Will Hollywood see a happy end despite recession ?

Will Hollywood see a happy end despite recession ?Los Angeles - Spotting the world's greatest movie stars at the Cannes film festival might be a little more difficult than usual this year.

The number of Hollywood films at the competition is at a record low and US movie studios are cutting back spending on trips to the glamorous French Riviera.

Like every other sector of the US economy, they are feeling the sharp effects of the global economic downturn industry officials say.

"Everyone's just scaling back," says Lynne McCreary, Managing Director of the American Pavilion, which serves as the hub for Hollywood visitors at the Cannes festival. "People's budgets are a lot tighter and our sponsorship is down 75 per cent."

Those cutbacks are coming despite the fact that Hollywood is enjoying its most lucrative-ever year at the domestic box office where ticket sales were up 17.5 per cent to a record 3.06 billion dollars at the end of April.

But that record take tells only half the story. The two other major strands of film studio income - DVD sales and foreign revenue - are both sharply down.

"Even though domestic box-office admissions are soaring, the global movie business - particularly overseas DVD and television sales - is slumping," moaned the Los Angeles Times recently.

"International distributors can't get financing to buy movies, piracy is cutting into overseas ticket sales, foreign currencies are falling in value and key international territories have essentially discontinued acquiring American films."

In particular Japan has almost stopped buying English language movies in favour of indigenous local movies.

Nonetheless, the glittering Cannes scene will be entirely bereft of Hollywood royalty.

The most prominent American entry in the 20 movie competition is cult director Quentin Tarantino's ultra-violent World War II rampage The Inglourious Basterds (Eds: correct spelling).

The plot revolves around a group of American-Jewish soldiers put together by a character, played by Brad Pitt, to strike terror into the hearts of Germany's occupying forces in France.

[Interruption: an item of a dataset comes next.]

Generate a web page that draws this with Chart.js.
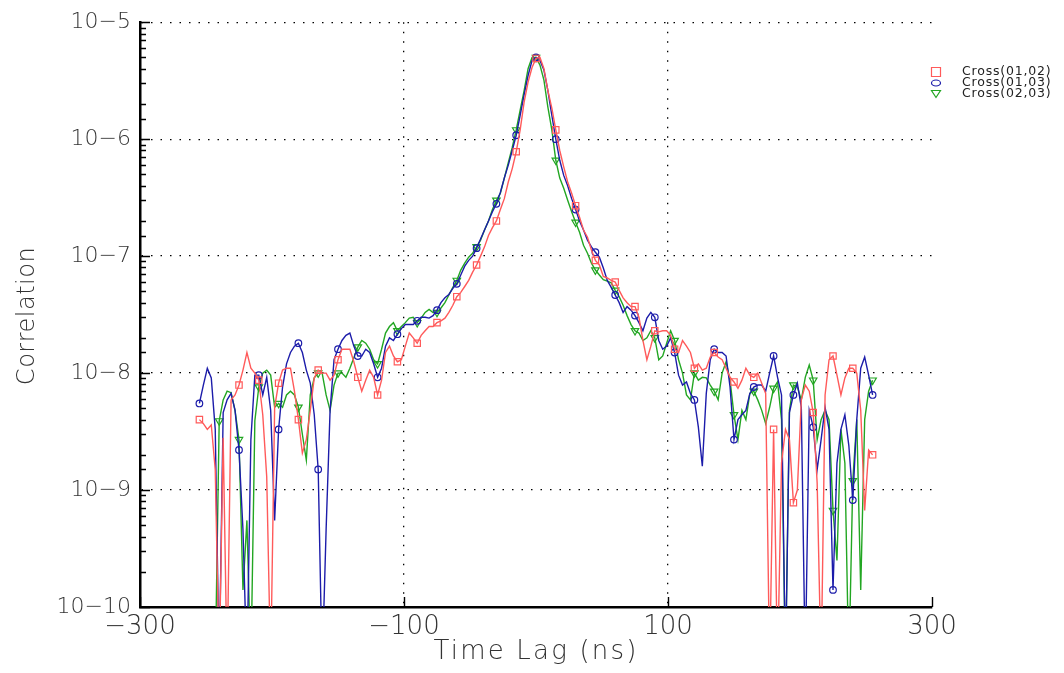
<!DOCTYPE html>
<html>
<head>
<meta charset="utf-8">
<script src="https://cdn.jsdelivr.net/npm/chart.js@4.4.1/dist/chart.umd.min.js"></script>
<style>
  html, body { margin: 0; padding: 0; background: #fff; }
  #wrap { width: 1064px; height: 673px; }
</style>
</head>
<body>
<div id="wrap"><canvas id="myChart" width="1064" height="673"></canvas></div>
<script>
// time lag in ns (same sampling for all three curves)
const lags = [
  -255,-252,-249,-246,-243,-240,-237,-234,-231,-228,-225,-222,-219,-216,-213,
  -210,-207,-204,-201,-198,-195,-192,-189,-186,-183,-180,-177,-174,-171,-168,
  -165,-162,-159,-156,-153,-150,-147,-144,-141,-138,-135,-132,-129,-126,-123,
  -120,-117,-114,-111,-108,-105,-102,-99,-96,-93,-90,-87,-84,-81,-78,
  -75,-72,-69,-66,-63,-60,-57,-54,-51,-48,-45,-42,-39,-36,-33,
  -30,-27,-24,-21,-18,-15,-12,-9,-6,-3,0,3,6,9,12,
  15,18,21,24,27,30,33,36,39,42,45,48,51,54,57,
  60,63,66,69,72,75,78,81,84,87,90,93,96,99,102,
  105,108,111,114,117,120,123,126,129,132,135,138,141,144,147,
  150,153,156,159,162,165,168,171,174,177,180,183,186,189,192,
  195,198,201,204,207,210,213,216,219,222,225,228,231,234,237,
  240,243,246,249,252,255
];

// Cross(01,02) - red
const cross0102 = [
  4.0e-9,3.7e-9,3.3e-9,3.6e-9,1.5e-9,3e-11,2.8e-9,3e-11,5.9e-9,6.5e-9,7.9e-9,1.06e-8,1.5e-8,1.1e-8,1.0e-8,
  8.7e-9,4.4e-9,1.3e-9,3e-11,5.1e-9,8.2e-9,1.06e-8,1.1e-8,1.1e-8,7.0e-9,4.0e-9,2.07e-9,2.7e-9,4.8e-9,9.1e-9,
  1.06e-8,1.0e-8,1.0e-8,8.7e-9,9.6e-9,1.3e-8,1.6e-8,1.6e-8,1.6e-8,1.25e-8,9.2e-9,7.0e-9,8.7e-9,1.06e-8,9.2e-9,
  6.5e-9,8.7e-9,1.5e-8,1.7e-8,1.4e-8,1.25e-8,1.3e-8,1.7e-8,2.2e-8,2.0e-8,1.8e-8,2.1e-8,2.3e-8,2.5e-8,2.5e-8,
  2.7e-8,2.8e-8,2.95e-8,3.3e-8,3.8e-8,4.5e-8,4.9e-8,5.5e-8,6.2e-8,7.3e-8,8.4e-8,1.0e-7,1.2e-7,1.5e-7,1.75e-7,
  2.0e-7,2.5e-7,3.1e-7,4.3e-7,5.6e-7,7.8e-7,1.2e-6,2.07e-6,3.07e-6,4.1e-6,4.9e-6,5.0e-6,4.0e-6,2.6e-6,1.84e-6,
  1.2e-6,8.0e-7,5.8e-7,4.3e-7,3.45e-7,2.7e-7,2.15e-7,1.67e-7,1.45e-7,1.13e-7,9.2e-8,8.4e-8,6.7e-8,6.5e-8,6.2e-8,
  6.0e-8,5.1e-8,4.4e-8,4.0e-8,3.7e-8,3.7e-8,3.0e-8,1.9e-8,1.3e-8,1.7e-8,2.3e-8,2.25e-8,2.3e-8,2.3e-8,2.1e-8,
  1.6e-8,1.5e-8,1.9e-8,1.7e-8,1.5e-8,1.1e-8,1.2e-8,1.06e-8,1.1e-8,1.37e-8,1.5e-8,1.37e-8,1.3e-8,1.1e-8,9.2e-9,
  8.4e-9,7.4e-9,8.7e-9,1.1e-8,9.6e-9,9.2e-9,1.0e-8,8.2e-9,6.7e-9,3e-11,3.3e-9,3e-11,1.7e-9,3.3e-9,2.7e-9,
  7.8e-10,1.0e-9,5.9e-9,7.9e-9,7.0e-9,4.6e-9,1.15e-9,3e-11,6.5e-9,1.3e-8,1.4e-8,9.6e-9,6.5e-9,9.1e-9,1.1e-8,
  1.1e-8,1.0e-8,4.8e-9,6.7e-10,2.2e-9,2.0e-9
];

// Cross(01,03) - blue
const cross0103 = [
  5.5e-9,7.9e-9,1.1e-8,9.1e-9,3.3e-9,3e-11,4.6e-9,5.9e-9,6.7e-9,4.8e-9,2.2e-9,4.6e-10,3e-11,2.7e-9,9.6e-9,
  9.6e-9,6.5e-9,9.2e-9,4.8e-9,5.5e-10,3.3e-9,7.6e-9,1.2e-8,1.5e-8,1.7e-8,1.8e-8,1.5e-8,1.06e-8,8.2e-9,4.4e-9,
  1.5e-9,3e-11,4.6e-10,4.8e-9,1.3e-8,1.6e-8,1.9e-8,2.1e-8,2.2e-8,1.7e-8,1.4e-8,1.4e-8,1.6e-8,1.5e-8,1.2e-8,
  9.2e-9,1.1e-8,1.7e-8,2.0e-8,1.9e-8,2.15e-8,2.4e-8,2.6e-8,2.6e-8,2.6e-8,2.8e-8,3.0e-8,3.0e-8,2.95e-8,3.1e-8,
  3.45e-8,4.0e-8,4.4e-8,4.7e-8,5.3e-8,5.8e-8,6.9e-8,8.2e-8,9.2e-8,1.0e-7,1.17e-7,1.4e-7,1.67e-7,2.0e-7,2.4e-7,
  2.8e-7,3.5e-7,4.65e-7,6.0e-7,8.0e-7,1.08e-6,1.6e-6,2.4e-6,3.5e-6,4.7e-6,5.0e-6,4.7e-6,3.9e-6,2.6e-6,1.6e-6,
  1.0e-6,6.6e-7,4.9e-7,4.0e-7,3.1e-7,2.5e-7,2.0e-7,1.67e-7,1.37e-7,1.2e-7,1.08e-7,9.8e-8,7.9e-8,6.2e-8,5.4e-8,
  4.65e-8,4.0e-8,3.3e-8,3.7e-8,3.45e-8,3.1e-8,2.7e-8,2.3e-8,2.95e-8,3.3e-8,3.0e-8,1.9e-8,1.6e-8,1.7e-8,2.0e-8,
  1.5e-8,9.6e-9,7.9e-9,8.4e-9,6.7e-9,5.9e-9,3.45e-9,1.6e-9,6.7e-9,1.3e-8,1.6e-8,1.5e-8,1.5e-8,1.4e-8,7.6e-9,
  2.7e-9,4.0e-9,4.4e-9,4.8e-9,6.7e-9,7.6e-9,7.9e-9,7.9e-9,7.0e-9,1.0e-8,1.4e-8,9.2e-9,6.5e-9,3e-11,4.6e-9,
  6.5e-9,8.2e-9,5.1e-9,3e-11,4.8e-9,3.45e-9,1.5e-9,2.7e-9,5.1e-9,3.3e-9,1.4e-10,1.7e-9,3.3e-9,4.4e-9,2.4e-9,
  8.2e-10,4.0e-9,1.1e-8,1.37e-8,9.6e-9,6.5e-9
];

// Cross(02,03) - green
const cross0203 = [
  null,null,null,null,3e-11,3.9e-9,5.9e-9,7.0e-9,6.8e-9,4.8e-9,2.7e-9,1.4e-10,5.5e-10,3e-11,3.9e-9,
  7.6e-9,1.0e-8,1.06e-8,9.6e-9,5.1e-9,5.5e-9,5.1e-9,6.5e-9,7.0e-9,6.5e-9,5.1e-9,3.0e-9,1.8e-9,6.5e-9,9.1e-9,
  1.0e-8,1.0e-8,6.5e-9,4.8e-9,7.9e-9,1.0e-8,1.0e-8,9.2e-9,1.1e-8,1.35e-8,1.67e-8,1.9e-8,1.8e-8,1.6e-8,1.3e-8,
  1.2e-8,1.6e-8,2.2e-8,2.5e-8,2.7e-8,2.3e-8,2.5e-8,2.7e-8,2.95e-8,3.0e-8,2.7e-8,2.95e-8,3.3e-8,3.5e-8,3.3e-8,
  3.3e-8,3.6e-8,4.0e-8,4.65e-8,5.4e-8,6.2e-8,7.6e-8,8.7e-8,9.8e-8,1.06e-7,1.2e-7,1.37e-7,1.67e-7,2.0e-7,2.5e-7,
  3.0e-7,3.45e-7,4.65e-7,6.3e-7,8.5e-7,1.2e-6,1.77e-6,2.6e-6,4.0e-6,5.0e-6,5.0e-6,4.3e-6,3.2e-6,1.88e-6,1.2e-6,
  6.6e-7,4.65e-7,3.8e-7,3.0e-7,2.4e-7,1.95e-7,1.6e-7,1.24e-7,1.06e-7,8.7e-8,7.6e-8,6.9e-8,6.3e-8,6.1e-8,5.9e-8,
  5.1e-8,4.5e-8,3.8e-8,3.1e-8,2.6e-8,2.3e-8,2.2e-8,1.9e-8,2.0e-8,2.3e-8,2.0e-8,1.3e-8,1.4e-8,1.8e-8,2.3e-8,
  1.9e-8,1.3e-8,1.0e-8,6.5e-9,5.9e-9,1.0e-8,8.7e-9,9.2e-9,9.1e-9,7.9e-9,7.0e-9,5.9e-9,1.0e-8,1.25e-8,8.7e-9,
  4.4e-9,2.7e-9,4.8e-9,4.0e-9,6.7e-9,7.0e-9,5.9e-9,4.8e-9,3.7e-9,5.1e-9,7.4e-9,8.4e-9,4.0e-9,3e-11,4.8e-9,
  7.9e-9,7.6e-9,5.9e-9,9.2e-9,1.17e-8,8.7e-9,2.7e-9,4.0e-9,4.8e-9,4.0e-9,6.7e-10,2.5e-10,3.3e-9,1.7e-9,3e-11,
  1.2e-9,4.0e-9,1.4e-10,4.0e-9,7.0e-9,8.7e-9
];

const xTickValues = [-300, -100, 100, 300];
const seriesNames = ['Cross(01,02)', 'Cross(01,03)', 'Cross(02,03)'];
const seriesColors = ['#ff5a5a', '#1c1caa', '#22a622'];
const seriesMarkers = ['rect', 'circle', 'triangle'];

const FONT = '"DejaVu Sans", "Liberation Sans", sans-serif';
const markEvery = 5;

function isDecade(v) {
  const e = Math.round(Math.log10(v));
  return Math.abs(v / Math.pow(10, e) - 1) < 1e-6;
}
function minusSign(s) {
  return String(s).replace('-', '\u2212');
}

function makeSet(i, ys, radius, rotation) {
  return {
    label: seriesNames[i],
    data: lags.map((x, k) => ({ x: x, y: ys[k] })),
    borderColor: seriesColors[i],
    borderWidth: 1.4,
    pointStyle: seriesMarkers[i],
    rotation: rotation,
    pointRadius: ctx => (ctx.dataIndex % markEvery === 0 ? radius : 0),
    pointBorderColor: seriesColors[i],
    pointBackgroundColor: 'rgba(255,255,255,0)',
    pointBorderWidth: 1.2,
    pointHoverRadius: 0,
    tension: 0,
    spanGaps: false
  };
}

// axis ticks inside the plot, axis titles and the small legend
const decorPlugin = {
  id: 'decor',
  afterDraw(chart) {
    const { ctx, chartArea: a, scales } = chart;
    const x = scales.x, y = scales.y;
    ctx.save();
    ctx.strokeStyle = '#000';
    ctx.lineWidth = 1.4;
    ctx.beginPath();
    y.ticks.forEach(t => {
      const py = Math.round(y.getPixelForValue(t.value)) + 0.5;
      const len = isDecade(t.value) ? 10 : 6;
      ctx.moveTo(a.left, py);
      ctx.lineTo(a.left + len, py);
    });
    x.ticks.forEach(t => {
      const px = Math.round(x.getPixelForValue(t.value)) + 0.5;
      ctx.moveTo(px, a.bottom);
      ctx.lineTo(px, a.bottom - 10);
    });
    ctx.stroke();

    // axis titles
    ctx.fillStyle = '#333';
    ctx.textAlign = 'center';
    ctx.textBaseline = 'middle';
    ctx.font = '200 26px ' + FONT;
    ctx.letterSpacing = '2.2px';
    ctx.fillText('Time Lag (ns)', (a.left + a.right) / 2, 652);
    ctx.save();
    ctx.translate(28, 316);
    ctx.rotate(-Math.PI / 2);
    ctx.font = '200 24px ' + FONT;
    ctx.letterSpacing = '0.5px';
    ctx.fillText('Correlation', 0, 0);
    ctx.restore();

    // legend
    ctx.letterSpacing = '0.8px';
    ctx.font = '12.5px ' + FONT;
    ctx.textAlign = 'left';
    const lx = 936, tx = 962;
    seriesNames.forEach((name, i) => {
      const ly = 72 + i * 11;
      ctx.strokeStyle = seriesColors[i];
      ctx.lineWidth = 1.2;
      ctx.beginPath();
      if (seriesMarkers[i] === 'rect') {
        ctx.rect(lx - 4.5, ly - 4.5, 9, 9);
      } else if (seriesMarkers[i] === 'circle') {
        ctx.ellipse(lx, ly, 4.5, 3, 0, 0, Math.PI * 2);
      } else {
        ctx.moveTo(lx - 4.5, ly - 3.5);
        ctx.lineTo(lx + 4.5, ly - 3.5);
        ctx.lineTo(lx, ly + 3.5);
        ctx.closePath();
      }
      ctx.stroke();
      ctx.fillStyle = '#222';
      ctx.fillText(name, tx, ly);
    });
    ctx.restore();
  }
};

new Chart(document.getElementById('myChart').getContext('2d'), {
  type: 'line',
  data: {
    datasets: [
      makeSet(0, cross0102, 4.5, 0),
      makeSet(1, cross0103, 3.3, 0),
      makeSet(2, cross0203, 4.3, 180)
    ]
  },
  options: {
    responsive: false,
    animation: false,
    devicePixelRatio: 1,
    events: [],
    layout: { padding: { top: 22, right: 132, left: 0, bottom: 0 } },
    plugins: { legend: { display: false }, tooltip: { enabled: false } },
    scales: {
      x: {
        type: 'linear',
        min: -300,
        max: 300,
        afterBuildTicks: s => { s.ticks = xTickValues.map(v => ({ value: v })); },
        afterFit: s => { s.height = 66; },
        ticks: {
          autoSkip: false,
          maxRotation: 0,
          padding: 5,
          color: '#333',
          font: { family: FONT, size: 26, weight: '200' },
          callback: v => minusSign(v)
        },
        grid: {
          drawTicks: false,
          lineWidth: 1.3,
          color: c => (c.tick && Math.abs(c.tick.value) < 300 ? '#000' : 'rgba(0,0,0,0)')
        },
        border: { display: true, color: '#000', width: 2.5, dash: [1.5, 8] }
      },
      y: {
        type: 'logarithmic',
        min: 1e-10,
        max: 1e-5,
        afterFit: s => { s.width = 140; },
        ticks: {
          autoSkip: false,
          padding: 9,
          color: '#333',
          font: { family: FONT, size: 22, weight: '200' },
          callback: v => (isDecade(v) ? '10' + minusSign(Math.round(Math.log10(v))) : '')
        },
        grid: {
          drawTicks: false,
          lineWidth: 1.3,
          color: c => (c.tick && isDecade(c.tick.value) ? '#000' : 'rgba(0,0,0,0)')
        },
        border: { display: true, color: '#000', width: 2.5, dash: [1.5, 8] }
      }
    }
  },
  plugins: [decorPlugin]
});
</script>
</body>
</html>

They join causes with a beautiful young French Jewess who seeks revenge on the Nazis for killing her entire family.

The other US movie in competition is Ang Lee's Taking Woodstock, based on the memoir of the founder of the historic US music festival, and starring Liev Schreiber, Jeffrey Dean Morgan, and Emile Hirsch.

There may be richer pickings for the US film industry outside of competition. Major star power will fly in for Terry Gilliam's The Imaginarium of Doctor Parnassus - the film Heath Ledger was working on when he died last year.

Johnny Depp, Colin Farrell and Jude Law, who all played part of Ledger's unfinished role are expected to attend the movie's premiere.

Another big US moment will come when the festival opens with Pixar's new animated tale Up.

This tells the story of an old curmudgeon who almost realizes his life's dream to voyage around the world in his house tethered to thousands of helium balloons. The only trouble is he gets a pesky kid as a stowaway.

Some veteran festival watchers say the inclusion of only two US movies might reflect the low regard for US culture around the world, following the disastrous foreign policies of ex-US president George Bush.

But Cannes' general manager and artistic director, Thierry Fremaux, had a more prosaic explanation.

At a time when the success of movies such as Slumdog Millionaire has highlighted the increased globalization of world cinema, Hollywood's film industry experienced a major setback as a protracted writers' strike postponed production last year for several months.

"I think it's a coincidence but I wondered if it could have had something to do with the writers strike," he said of the dearth of US offerings.

"We would have liked to have more, like Public Enemies from Michael Mann, for example, but that is coming out in July."